Normalise all files with one command
I was after a single command to normalise my code files (trailing spaces, newline at EOF, etc.). I had to do it for about 15 repos, and I've wanted to do it several times in the past, so I decided to find a comprehensive way of doing it.
The result I came up with is ok. It's complex & nasty
and relies on †, but it's flexible and it works. You can pass it a directory or a list of files (space separated, as per shell norm). It will:
- strip trailing whitespace,
- replace all tabs with 2 spaces (configurable),
- ensure the line endings are unix, and
- ensure there is exactly one newline at the end of the file.
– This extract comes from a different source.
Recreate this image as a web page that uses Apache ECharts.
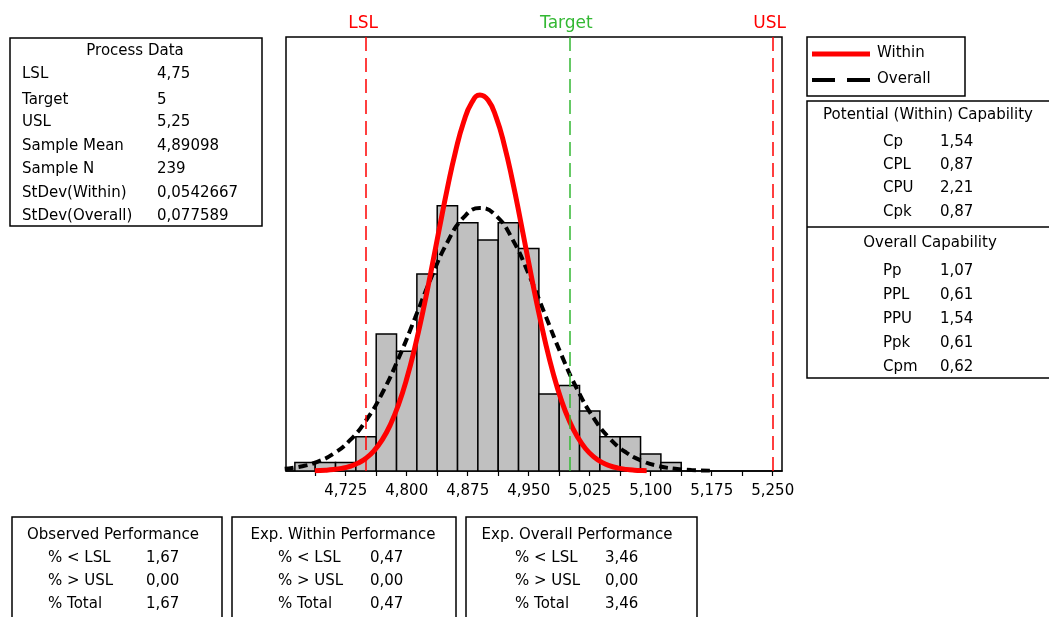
<!DOCTYPE html>
<html>
<head>
<meta charset="utf-8">
<title>Process Capability</title>
<script src="https://cdn.jsdelivr.net/npm/echarts@6/dist/echarts.min.js"></script>
<style>
  html, body { margin: 0; padding: 0; background: #fff; }
  #chart { width: 1049px; height: 617px; }
</style>
</head>
<body>
<div id="chart"></div>
<script>
// histogram: class centers (width 0.025) and counts
const binCenters = [4.675, 4.700, 4.725, 4.750, 4.775, 4.800, 4.825, 4.850, 4.875, 4.900,
                    4.925, 4.950, 4.975, 5.000, 5.025, 5.050, 5.075, 5.100, 5.125];
const binCounts = [1, 1, 1, 4, 16, 14, 23, 31, 29, 27, 29, 26, 9, 10, 7, 4, 4, 2, 1];
const binWidth = 0.025;

// fitted curves (x, count scale)
const withinX = [4.687, 4.70, 4.71, 4.72, 4.73, 4.74, 4.75, 4.76, 4.77, 4.78, 4.79,
                 4.80, 4.81, 4.82, 4.83, 4.84, 4.85, 4.86, 4.87, 4.88, 4.89,
                 4.90, 4.91, 4.92, 4.93, 4.94, 4.95, 4.96, 4.97, 4.98, 4.99,
                 5.00, 5.01, 5.02, 5.03, 5.04, 5.05, 5.06, 5.07, 5.08, 5.09, 5.095];
const withinY = [0.04, 0.09, 0.17, 0.31, 0.54, 0.92, 1.50, 2.39, 3.66, 5.43, 7.78,
                 10.77, 14.43, 18.67, 23.36, 28.26, 33.03, 37.32, 40.77, 43.04, 43.92,
                 43.33, 41.31, 38.08, 33.92, 29.21, 24.32, 19.57, 15.22, 11.44, 8.31,
                 5.84, 3.97, 2.60, 1.65, 1.01, 0.60, 0.34, 0.19, 0.10, 0.05, 0.04];
const overallX = [4.65, 4.67, 4.69, 4.71, 4.73, 4.75, 4.77, 4.79, 4.81, 4.83, 4.85, 4.87, 4.89,
                  4.91, 4.93, 4.95, 4.97, 4.99, 5.01, 5.03, 5.05, 5.07, 5.09, 5.11, 5.13, 5.15, 5.175];
const overallY = [0.25, 0.53, 1.07, 2.02, 3.57, 5.90, 9.11, 13.17, 17.82, 22.56, 26.72, 29.62, 30.72,
                  29.81, 27.07, 23.00, 18.29, 13.61, 9.47, 6.17, 3.76, 2.15, 1.15, 0.57, 0.27, 0.12, 0.04];

// spec limits
const specNames = ["LSL", "Target", "USL"];
const specValues = [4.75, 5, 5.25];
const specColors = ["#ff0000", "#33b833", "#ff0000"];

// x axis ticks
const tickValues = [4.725, 4.800, 4.875, 4.950, 5.025, 5.100, 5.175, 5.250];
const minorTickValues = [4.6875, 4.7625, 4.8375, 4.9125, 4.9875, 5.0625, 5.1375, 5.2125];

// text tables
const processLabels = ["LSL", "Target", "USL", "Sample Mean", "Sample N", "StDev(Within)", "StDev(Overall)"];
const processValues = ["4,75", "5", "5,25", "4,89098", "239", "0,0542667", "0,077589"];
const withinCapLabels = ["Cp", "CPL", "CPU", "Cpk"];
const withinCapValues = ["1,54", "0,87", "2,21", "0,87"];
const overallCapLabels = ["Pp", "PPL", "PPU", "Ppk", "Cpm"];
const overallCapValues = ["1,07", "0,61", "1,54", "0,61", "0,62"];
const perfTitles = ["Observed Performance", "Exp. Within Performance", "Exp. Overall Performance"];
const perfLabels = ["% < LSL", "% > USL", "% Total"];
const perfValues = [
  ["1,67", "0,00", "1,67"],
  ["0,47", "0,00", "0,47"],
  ["3,46", "0,00", "3,46"]
];

const FONT = "DejaVu Sans";

function txt(s, x, y, align, size) {
  return {
    type: "text",
    silent: true,
    style: {
      text: s, x: x, y: y,
      align: align || "left",
      verticalAlign: "middle",
      fontFamily: FONT,
      fontSize: size || 15,
      fill: "#000"
    }
  };
}
function box(x, y, w, h) {
  return {
    type: "rect",
    silent: true,
    shape: { x: x, y: y, width: w, height: h },
    style: { fill: "none", stroke: "#000", lineWidth: 1.5 }
  };
}

let graphics = [];

// process data box
graphics.push(box(10, 38, 252, 188));
graphics.push(txt("Process Data", 135, 51, "center"));
const processYs = [74, 100, 122, 146, 169, 193, 216];
processLabels.forEach((l, i) => {
  graphics.push(txt(l, 22, processYs[i]));
  graphics.push(txt(processValues[i], 157, processYs[i]));
});

// legend
graphics.push(box(807, 37, 158, 59));
graphics.push({
  type: "line", silent: true,
  shape: { x1: 812, y1: 54, x2: 870, y2: 54 },
  style: { stroke: "#ff0000", lineWidth: 5 }
});
graphics.push({
  type: "line", silent: true,
  shape: { x1: 812, y1: 80, x2: 870, y2: 80 },
  style: { stroke: "#000", lineWidth: 4, lineDash: [23, 12] }
});
graphics.push(txt("Within", 877, 53));
graphics.push(txt("Overall", 877, 79));

// capability box
graphics.push(box(807, 101, 260, 277));
graphics.push({
  type: "line", silent: true,
  shape: { x1: 807, y1: 227, x2: 1049, y2: 227 },
  style: { stroke: "#000", lineWidth: 1.5 }
});
graphics.push(txt("Potential (Within) Capability", 928, 115, "center"));
const withinCapYs = [142, 165, 188.5, 212.5];
withinCapLabels.forEach((l, i) => {
  graphics.push(txt(l, 883, withinCapYs[i]));
  graphics.push(txt(withinCapValues[i], 940, withinCapYs[i]));
});
graphics.push(txt("Overall Capability", 930, 243, "center"));
const overallCapYs = [271.5, 295, 319.5, 343, 367.5];
overallCapLabels.forEach((l, i) => {
  graphics.push(txt(l, 883, overallCapYs[i]));
  graphics.push(txt(overallCapValues[i], 940, overallCapYs[i]));
});

// performance boxes
const perfBoxes = [[12, 210], [232, 224], [466, 231]];
const perfTitleX = [113, 343, 577];
const perfLabelX = [48, 278, 515];
const perfValueX = [146, 370, 605];
const perfYs = [558, 581, 604];
perfBoxes.forEach((b, k) => {
  graphics.push(box(b[0], 517, b[1], 120));
  graphics.push(txt(perfTitles[k], perfTitleX[k], 535, "center"));
  perfLabels.forEach((l, i) => {
    graphics.push(txt(l, perfLabelX[k], perfYs[i]));
    graphics.push(txt(perfValues[k][i], perfValueX[k], perfYs[i]));
  });
});

let myChart = echarts.init(document.getElementById("chart"), null, { renderer: "canvas" });
let option = {
  animation: false,
  backgroundColor: "#fff",
  textStyle: { fontFamily: FONT },
  grid: {
    left: 286, top: 37, width: 496, height: 434,
    show: true, borderColor: "#000", borderWidth: 1.5
  },
  xAxis: {
    type: "value",
    min: 4.6516,
    max: 5.2614,
    axisLine: { show: true, lineStyle: { color: "#000", width: 1.5 } },
    axisTick: {
      show: true,
      length: 5,
      lineStyle: { color: "#000", width: 1.2 },
      customValues: tickValues.concat(minorTickValues)
    },
    axisLabel: {
      customValues: tickValues,
      color: "#000",
      fontFamily: FONT,
      fontSize: 15,
      margin: 13,
      formatter: function (v) {
        return v.toFixed(3).replace(".", ",");
      }
    },
    splitLine: { show: false }
  },
  yAxis: {
    type: "value",
    min: 0,
    max: 50.7,
    show: false,
    splitLine: { show: false }
  },
  series: [
    {
      // spec limits, drawn under the bars
      name: "spec",
      type: "line",
      data: [],
      z: 1,
      markLine: {
        silent: true,
        symbol: "none",
        lineStyle: { type: [14, 7], width: 1.5 },
        label: {
          position: "end",
          distance: 5,
          offset: [-3, 0],
          fontFamily: FONT,
          fontSize: 17
        },
        data: specValues.map((v, i) => ({
          xAxis: v,
          lineStyle: { color: specColors[i] },
          label: { formatter: specNames[i], color: specColors[i] }
        }))
      }
    },
    {
      name: "hist",
      type: "custom",
      z: 2,
      clip: true,
      data: binCenters.map((c, i) => [c, binCounts[i]]),
      renderItem: function (params, api) {
        let c = api.value(0);
        let n = api.value(1);
        let p0 = api.coord([c - binWidth / 2, n]);
        let p1 = api.coord([c + binWidth / 2, 0]);
        return {
          type: "rect",
          shape: { x: p0[0], y: p0[1], width: p1[0] - p0[0], height: p1[1] - p0[1] },
          style: { fill: "#c0c0c0", stroke: "#000", lineWidth: 1.5 }
        };
      }
    },
    {
      name: "Overall",
      type: "line",
      z: 3,
      smooth: true,
      showSymbol: false,
      clip: true,
      data: overallX.map((x, i) => [x, overallY[i]]),
      lineStyle: { color: "#000", width: 4, type: [9, 5] }
    },
    {
      name: "Within",
      type: "line",
      z: 4,
      smooth: true,
      showSymbol: false,
      clip: true,
      data: withinX.map((x, i) => [x, withinY[i]]),
      lineStyle: { color: "#ff0000", width: 5 }
    }
  ],
  graphic: graphics
};
myChart.setOption(option);
window.addEventListener("resize", () => {
  myChart.resize();
});
</script>
</body>
</html>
Another benefit, depending on your point of view, is that it will also reset file permissions to your default (probably 644). This is because it outputs the results to a new file, then renames it to the original file. Because of this, I'd recommend only doing this with files that are already tracked in a VCS. The only issue I've had with this is needing to
chmod 755 script/rails and you could add that in at the end if you like (
[[ -f script/rails ]] && chmod 755 script/rails will even check if it exists first).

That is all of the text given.